The Anatomy of the Attack

The vulnerability exploits Exchange's handling of NTLM credentials during authentication. Attackers craft malicious links that, when processed by Exchange servers, allow them to relay authentication tokens to external systems under their control. This enables:

  • Full access to victim mailboxes without credentials
  • Stealthy persistence through hidden inbox rules
  • Data exfiltration masked as normal user activity

"This isn't opportunistic scanning—it's surgical targeting of high-value organizations," said Volexity's Steven Adair. "We've observed threat actors living in compromised systems for weeks before detection."

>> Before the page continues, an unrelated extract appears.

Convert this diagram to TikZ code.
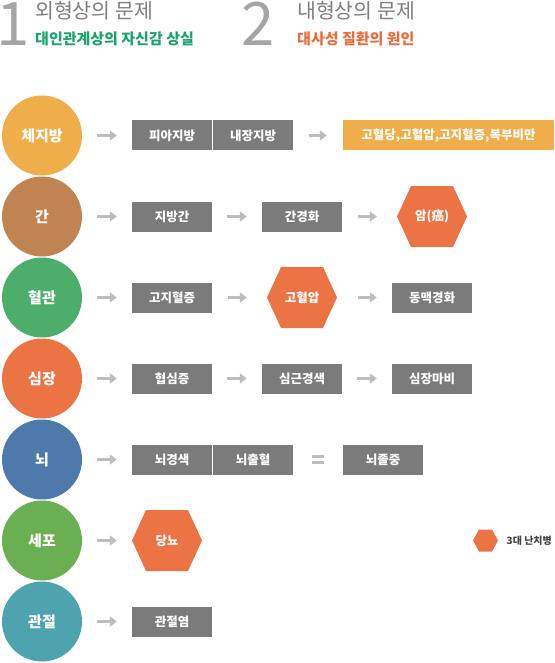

Why Patching Lags Behind Threats

Despite Microsoft releasing fixes four months ago, researchers estimate over 60,000 vulnerable Exchange servers remain exposed online. The persistence stems from:

1. Complex enterprise patch cycles requiring extensive testing
2. Dependencies on legacy applications incompatible with updates
3. Insufficient vulnerability scanning in hybrid environments

The Developer Impact

This incident highlights critical gaps in enterprise security postures that developers must address:

  • Patch Management Automation: Infrastructure-as-code solutions should enforce update compliance
  • Credential Hardening: Implement certificate-based authentication instead of NTLM
  • Anomaly Detection: Monitor for unusual mailbox access patterns and PowerShell activities

Microsoft has enhanced detection capabilities in Defender for Exchange, but as Adair notes: "No EDR solution compensates for unpatched critical vulnerabilities. Speed is everything."

Security teams are urged to prioritize Exchange updates and audit authentication logs for NTLM over unexpected channels—a key indicator of ongoing attacks. The window for damage control shrinks daily as more threat actors weaponize this exploit chain.